Hardware and software used

• SIRIUSi 8xSTG - modular data acquisition (DAQ) system

• DewesoftX - data acquisition and digital signal processing software

• Displacement sensor

• Strain gauges

Learning outcomes

By completing this exercise, students will be able to:

1. Measure strain and displacement on a structural model using strain gauges and displacement sensors.

2. Compare experimental data with FEA predictions to validate numerical models.

3. Analyze structural behavior, including load, stress, and deformation distributions.

4. Assess measurement uncertainty and interpret its impact on experimental results.

5. Integrate theory and practice by bridging simulation results with real-world measurements.

Conclusion

By performing these exercises, students link theoretical mechanics, material science, and structural analysis with practical measurement techniques. They develop the ability to validate numerical models, analyze real-world structural behavior, and make informed design decisions—key skills for mechanical engineering professionals.

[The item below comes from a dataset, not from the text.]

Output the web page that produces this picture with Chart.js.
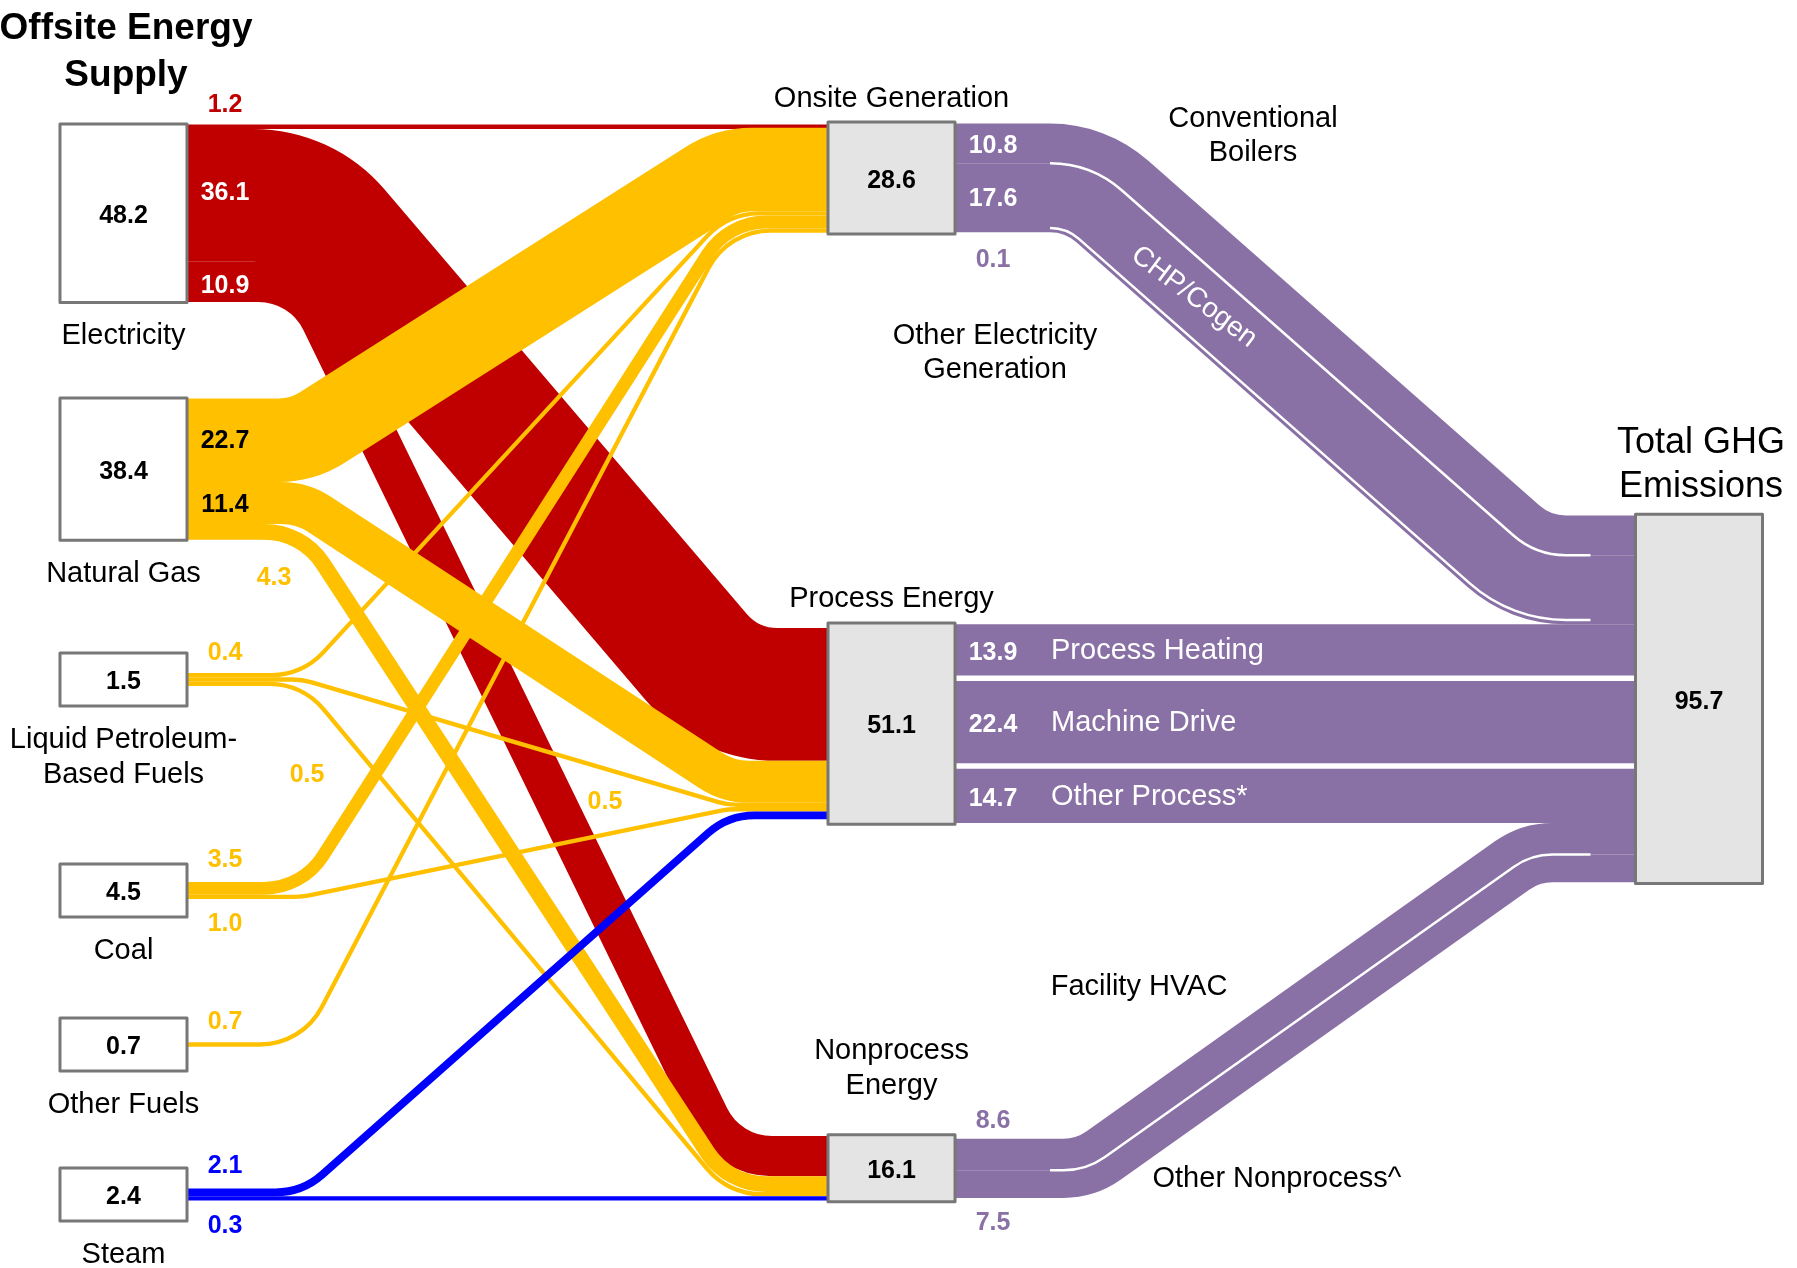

The Dewesoft-equipped practical exercises at IUT Le Creusot provide students with a comprehensive learning experience that combines experimental measurement, numerical simulation, and theoretical analysis. 

Graduates will develop critical skills in material characterization, structural testing, and model validation, preparing them to make informed engineering decisions across the product lifecycle. By bridging classroom theory with real-world applications, the program effectively cultivates competent, industry-ready engineers.